#### DATA EXTRACT

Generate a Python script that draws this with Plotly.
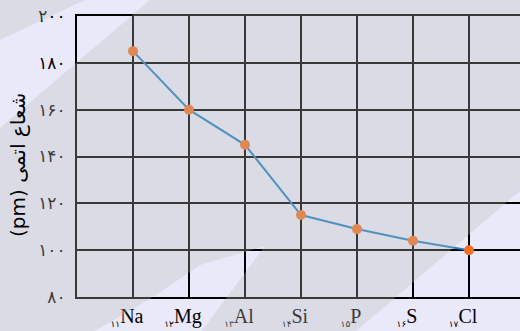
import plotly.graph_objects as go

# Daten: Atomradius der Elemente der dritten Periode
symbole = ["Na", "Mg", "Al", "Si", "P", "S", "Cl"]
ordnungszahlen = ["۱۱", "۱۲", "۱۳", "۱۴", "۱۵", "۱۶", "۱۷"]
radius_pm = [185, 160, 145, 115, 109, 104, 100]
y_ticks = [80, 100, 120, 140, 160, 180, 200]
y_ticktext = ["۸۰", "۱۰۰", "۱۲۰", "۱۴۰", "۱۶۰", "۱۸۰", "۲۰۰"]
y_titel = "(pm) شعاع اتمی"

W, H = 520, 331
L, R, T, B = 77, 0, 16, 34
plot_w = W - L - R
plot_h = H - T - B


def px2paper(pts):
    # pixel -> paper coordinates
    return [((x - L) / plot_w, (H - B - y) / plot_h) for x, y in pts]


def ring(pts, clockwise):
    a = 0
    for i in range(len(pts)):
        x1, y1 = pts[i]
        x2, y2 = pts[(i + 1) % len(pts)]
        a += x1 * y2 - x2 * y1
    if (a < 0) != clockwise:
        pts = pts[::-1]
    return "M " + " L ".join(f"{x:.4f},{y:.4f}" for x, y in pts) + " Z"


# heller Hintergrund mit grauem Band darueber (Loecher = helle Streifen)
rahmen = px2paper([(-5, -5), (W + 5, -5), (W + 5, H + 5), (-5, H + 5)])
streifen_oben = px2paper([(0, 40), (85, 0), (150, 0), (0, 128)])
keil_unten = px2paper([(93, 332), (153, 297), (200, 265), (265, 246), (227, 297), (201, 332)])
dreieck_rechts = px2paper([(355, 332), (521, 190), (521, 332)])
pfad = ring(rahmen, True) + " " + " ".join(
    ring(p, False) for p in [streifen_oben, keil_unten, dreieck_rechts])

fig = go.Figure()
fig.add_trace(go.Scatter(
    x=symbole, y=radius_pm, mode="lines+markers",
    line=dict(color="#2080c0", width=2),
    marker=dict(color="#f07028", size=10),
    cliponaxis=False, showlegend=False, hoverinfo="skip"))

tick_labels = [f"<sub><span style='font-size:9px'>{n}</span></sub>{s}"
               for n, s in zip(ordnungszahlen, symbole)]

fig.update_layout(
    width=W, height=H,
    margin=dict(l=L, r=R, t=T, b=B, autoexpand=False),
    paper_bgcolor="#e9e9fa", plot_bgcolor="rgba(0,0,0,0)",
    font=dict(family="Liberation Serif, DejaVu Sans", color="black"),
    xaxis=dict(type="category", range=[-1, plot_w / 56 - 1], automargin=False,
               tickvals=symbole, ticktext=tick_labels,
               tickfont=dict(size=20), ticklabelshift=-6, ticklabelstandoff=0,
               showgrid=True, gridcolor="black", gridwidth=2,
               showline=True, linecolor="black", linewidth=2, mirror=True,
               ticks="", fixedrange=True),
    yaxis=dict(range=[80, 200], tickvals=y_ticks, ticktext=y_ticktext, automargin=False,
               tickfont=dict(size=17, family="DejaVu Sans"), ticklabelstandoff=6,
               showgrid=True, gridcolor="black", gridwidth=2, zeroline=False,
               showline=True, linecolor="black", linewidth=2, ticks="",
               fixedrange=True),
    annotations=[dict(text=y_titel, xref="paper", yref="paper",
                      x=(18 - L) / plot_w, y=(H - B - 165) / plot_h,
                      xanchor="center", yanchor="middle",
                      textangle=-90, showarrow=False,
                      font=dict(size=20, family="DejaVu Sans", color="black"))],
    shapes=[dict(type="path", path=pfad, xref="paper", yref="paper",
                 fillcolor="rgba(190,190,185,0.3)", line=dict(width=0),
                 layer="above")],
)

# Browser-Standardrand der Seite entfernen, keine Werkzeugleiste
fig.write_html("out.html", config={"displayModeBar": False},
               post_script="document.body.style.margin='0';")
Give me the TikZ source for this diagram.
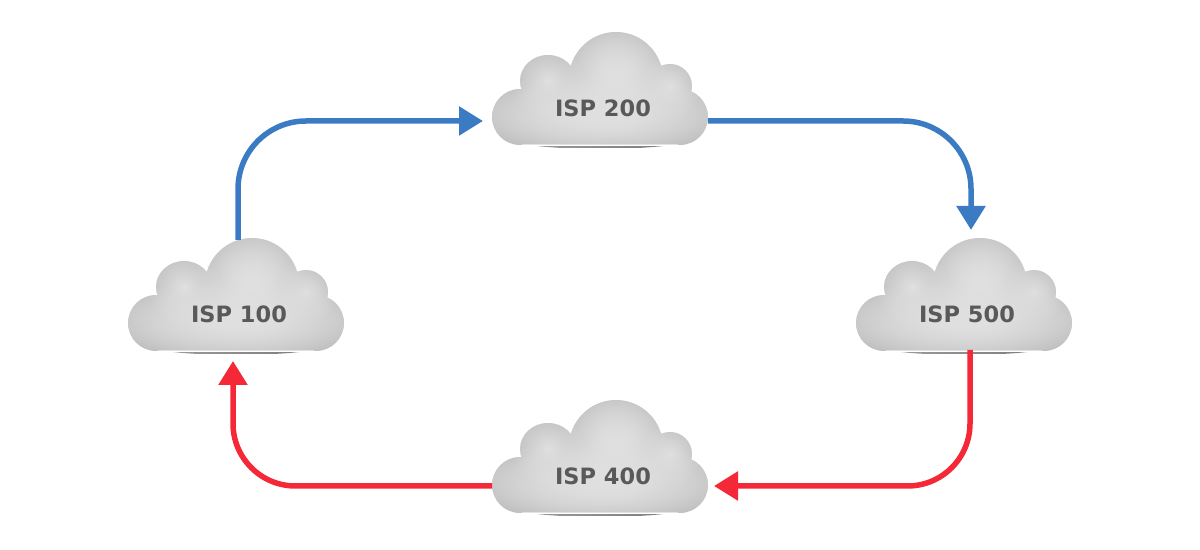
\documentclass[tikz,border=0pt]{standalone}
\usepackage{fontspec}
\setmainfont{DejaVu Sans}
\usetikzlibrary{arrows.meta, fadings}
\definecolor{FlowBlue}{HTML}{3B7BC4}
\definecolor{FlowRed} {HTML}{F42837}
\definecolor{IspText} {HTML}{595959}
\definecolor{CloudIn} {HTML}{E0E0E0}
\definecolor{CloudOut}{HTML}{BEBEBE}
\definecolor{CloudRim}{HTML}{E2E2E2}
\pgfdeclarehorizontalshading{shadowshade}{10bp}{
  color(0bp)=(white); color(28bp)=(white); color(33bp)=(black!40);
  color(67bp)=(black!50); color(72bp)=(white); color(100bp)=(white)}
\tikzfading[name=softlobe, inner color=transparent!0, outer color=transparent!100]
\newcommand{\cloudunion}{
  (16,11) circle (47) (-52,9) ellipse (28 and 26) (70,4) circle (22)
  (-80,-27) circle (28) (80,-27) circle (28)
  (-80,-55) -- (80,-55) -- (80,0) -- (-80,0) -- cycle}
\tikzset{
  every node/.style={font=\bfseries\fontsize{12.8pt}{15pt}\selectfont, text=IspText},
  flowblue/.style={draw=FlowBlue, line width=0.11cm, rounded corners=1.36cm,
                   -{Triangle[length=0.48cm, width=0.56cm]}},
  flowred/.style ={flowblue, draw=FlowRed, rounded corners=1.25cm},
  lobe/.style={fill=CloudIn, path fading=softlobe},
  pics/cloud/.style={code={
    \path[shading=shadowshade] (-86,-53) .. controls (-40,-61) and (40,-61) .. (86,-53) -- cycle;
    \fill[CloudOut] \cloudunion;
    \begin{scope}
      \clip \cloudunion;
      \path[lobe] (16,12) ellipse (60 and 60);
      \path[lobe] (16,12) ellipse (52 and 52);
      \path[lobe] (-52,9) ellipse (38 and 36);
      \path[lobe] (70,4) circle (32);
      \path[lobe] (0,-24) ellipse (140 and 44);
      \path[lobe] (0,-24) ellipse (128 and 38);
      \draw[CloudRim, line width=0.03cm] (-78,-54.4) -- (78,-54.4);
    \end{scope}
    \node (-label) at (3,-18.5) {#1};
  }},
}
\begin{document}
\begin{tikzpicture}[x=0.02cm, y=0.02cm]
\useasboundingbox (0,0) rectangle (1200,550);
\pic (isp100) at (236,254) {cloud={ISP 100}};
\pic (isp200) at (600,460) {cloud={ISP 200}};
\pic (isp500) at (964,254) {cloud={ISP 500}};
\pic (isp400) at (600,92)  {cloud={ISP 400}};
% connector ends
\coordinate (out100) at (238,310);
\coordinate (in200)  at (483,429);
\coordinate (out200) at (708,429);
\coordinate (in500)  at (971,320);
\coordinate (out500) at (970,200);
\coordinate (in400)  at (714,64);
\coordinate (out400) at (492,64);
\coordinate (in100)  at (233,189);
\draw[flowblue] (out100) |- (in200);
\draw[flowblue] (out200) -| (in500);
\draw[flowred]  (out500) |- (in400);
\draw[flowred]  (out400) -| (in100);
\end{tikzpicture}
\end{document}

########

_TASK:_
Copy each line above precisely, dropping the pictures.

_THE ANSWER:_
Generate a Python script that draws this with Plotly.
import plotly.graph_objects as go

# Daten: Atomradius der Elemente der dritten Periode
symbole = ["Na", "Mg", "Al", "Si", "P", "S", "Cl"]
ordnungszahlen = ["۱۱", "۱۲", "۱۳", "۱۴", "۱۵", "۱۶", "۱۷"]
radius_pm = [185, 160, 145, 115, 109, 104, 100]
y_ticks = [80, 100, 120, 140, 160, 180, 200]
y_ticktext = ["۸۰", "۱۰۰", "۱۲۰", "۱۴۰", "۱۶۰", "۱۸۰", "۲۰۰"]
y_titel = "(pm) شعاع اتمی"

W, H = 520, 331
L, R, T, B = 77, 0, 16, 34
plot_w = W - L - R
plot_h = H - T - B


def px2paper(pts):
    # pixel -> paper coordinates
    return [((x - L) / plot_w, (H - B - y) / plot_h) for x, y in pts]


def ring(pts, clockwise):
    a = 0
    for i in range(len(pts)):
        x1, y1 = pts[i]
        x2, y2 = pts[(i + 1) % len(pts)]
        a += x1 * y2 - x2 * y1
    if (a < 0) != clockwise:
        pts = pts[::-1]
    return "M " + " L ".join(f"{x:.4f},{y:.4f}" for x, y in pts) + " Z"


# heller Hintergrund mit grauem Band darueber (Loecher = helle Streifen)
rahmen = px2paper([(-5, -5), (W + 5, -5), (W + 5, H + 5), (-5, H + 5)])
streifen_oben = px2paper([(0, 40), (85, 0), (150, 0), (0, 128)])
keil_unten = px2paper([(93, 332), (153, 297), (200, 265), (265, 246), (227, 297), (201, 332)])
dreieck_rechts = px2paper([(355, 332), (521, 190), (521, 332)])
pfad = ring(rahmen, True) + " " + " ".join(
    ring(p, False) for p in [streifen_oben, keil_unten, dreieck_rechts])

fig = go.Figure()
fig.add_trace(go.Scatter(
    x=symbole, y=radius_pm, mode="lines+markers",
    line=dict(color="#2080c0", width=2),
    marker=dict(color="#f07028", size=10),
    cliponaxis=False, showlegend=False, hoverinfo="skip"))

tick_labels = [f"<sub><span style='font-size:9px'>{n}</span></sub>{s}"
               for n, s in zip(ordnungszahlen, symbole)]

fig.update_layout(
    width=W, height=H,
    margin=dict(l=L, r=R, t=T, b=B, autoexpand=False),
    paper_bgcolor="#e9e9fa", plot_bgcolor="rgba(0,0,0,0)",
    font=dict(family="Liberation Serif, DejaVu Sans", color="black"),
    xaxis=dict(type="category", range=[-1, plot_w / 56 - 1], automargin=False,
               tickvals=symbole, ticktext=tick_labels,
               tickfont=dict(size=20), ticklabelshift=-6, ticklabelstandoff=0,
               showgrid=True, gridcolor="black", gridwidth=2,
               showline=True, linecolor="black", linewidth=2, mirror=True,
               ticks="", fixedrange=True),
    yaxis=dict(range=[80, 200], tickvals=y_ticks, ticktext=y_ticktext, automargin=False,
               tickfont=dict(size=17, family="DejaVu Sans"), ticklabelstandoff=6,
               showgrid=True, gridcolor="black", gridwidth=2, zeroline=False,
               showline=True, linecolor="black", linewidth=2, ticks="",
               fixedrange=True),
    annotations=[dict(text=y_titel, xref="paper", yref="paper",
                      x=(18 - L) / plot_w, y=(H - B - 165) / plot_h,
                      xanchor="center", yanchor="middle",
                      textangle=-90, showarrow=False,
                      font=dict(size=20, family="DejaVu Sans", color="black"))],
    shapes=[dict(type="path", path=pfad, xref="paper", yref="paper",
                 fillcolor="rgba(190,190,185,0.3)", line=dict(width=0),
                 layer="above")],
)

# Browser-Standardrand der Seite entfernen, keine Werkzeugleiste
fig.write_html("out.html", config={"displayModeBar": False},
               post_script="document.body.style.margin='0';")
Give me the TikZ source for this diagram.
\documentclass[tikz,border=0pt]{standalone}
\usepackage{fontspec}
\setmainfont{DejaVu Sans}
\usetikzlibrary{arrows.meta, fadings}
\definecolor{FlowBlue}{HTML}{3B7BC4}
\definecolor{FlowRed} {HTML}{F42837}
\definecolor{IspText} {HTML}{595959}
\definecolor{CloudIn} {HTML}{E0E0E0}
\definecolor{CloudOut}{HTML}{BEBEBE}
\definecolor{CloudRim}{HTML}{E2E2E2}
\pgfdeclarehorizontalshading{shadowshade}{10bp}{
  color(0bp)=(white); color(28bp)=(white); color(33bp)=(black!40);
  color(67bp)=(black!50); color(72bp)=(white); color(100bp)=(white)}
\tikzfading[name=softlobe, inner color=transparent!0, outer color=transparent!100]
\newcommand{\cloudunion}{
  (16,11) circle (47) (-52,9) ellipse (28 and 26) (70,4) circle (22)
  (-80,-27) circle (28) (80,-27) circle (28)
  (-80,-55) -- (80,-55) -- (80,0) -- (-80,0) -- cycle}
\tikzset{
  every node/.style={font=\bfseries\fontsize{12.8pt}{15pt}\selectfont, text=IspText},
  flowblue/.style={draw=FlowBlue, line width=0.11cm, rounded corners=1.36cm,
                   -{Triangle[length=0.48cm, width=0.56cm]}},
  flowred/.style ={flowblue, draw=FlowRed, rounded corners=1.25cm},
  lobe/.style={fill=CloudIn, path fading=softlobe},
  pics/cloud/.style={code={
    \path[shading=shadowshade] (-86,-53) .. controls (-40,-61) and (40,-61) .. (86,-53) -- cycle;
    \fill[CloudOut] \cloudunion;
    \begin{scope}
      \clip \cloudunion;
      \path[lobe] (16,12) ellipse (60 and 60);
      \path[lobe] (16,12) ellipse (52 and 52);
      \path[lobe] (-52,9) ellipse (38 and 36);
      \path[lobe] (70,4) circle (32);
      \path[lobe] (0,-24) ellipse (140 and 44);
      \path[lobe] (0,-24) ellipse (128 and 38);
      \draw[CloudRim, line width=0.03cm] (-78,-54.4) -- (78,-54.4);
    \end{scope}
    \node (-label) at (3,-18.5) {#1};
  }},
}
\begin{document}
\begin{tikzpicture}[x=0.02cm, y=0.02cm]
\useasboundingbox (0,0) rectangle (1200,550);
\pic (isp100) at (236,254) {cloud={ISP 100}};
\pic (isp200) at (600,460) {cloud={ISP 200}};
\pic (isp500) at (964,254) {cloud={ISP 500}};
\pic (isp400) at (600,92)  {cloud={ISP 400}};
% connector ends
\coordinate (out100) at (238,310);
\coordinate (in200)  at (483,429);
\coordinate (out200) at (708,429);
\coordinate (in500)  at (971,320);
\coordinate (out500) at (970,200);
\coordinate (in400)  at (714,64);
\coordinate (out400) at (492,64);
\coordinate (in100)  at (233,189);
\draw[flowblue] (out100) |- (in200);
\draw[flowblue] (out200) -| (in500);
\draw[flowred]  (out500) |- (in400);
\draw[flowred]  (out400) -| (in100);
\end{tikzpicture}
\end{document}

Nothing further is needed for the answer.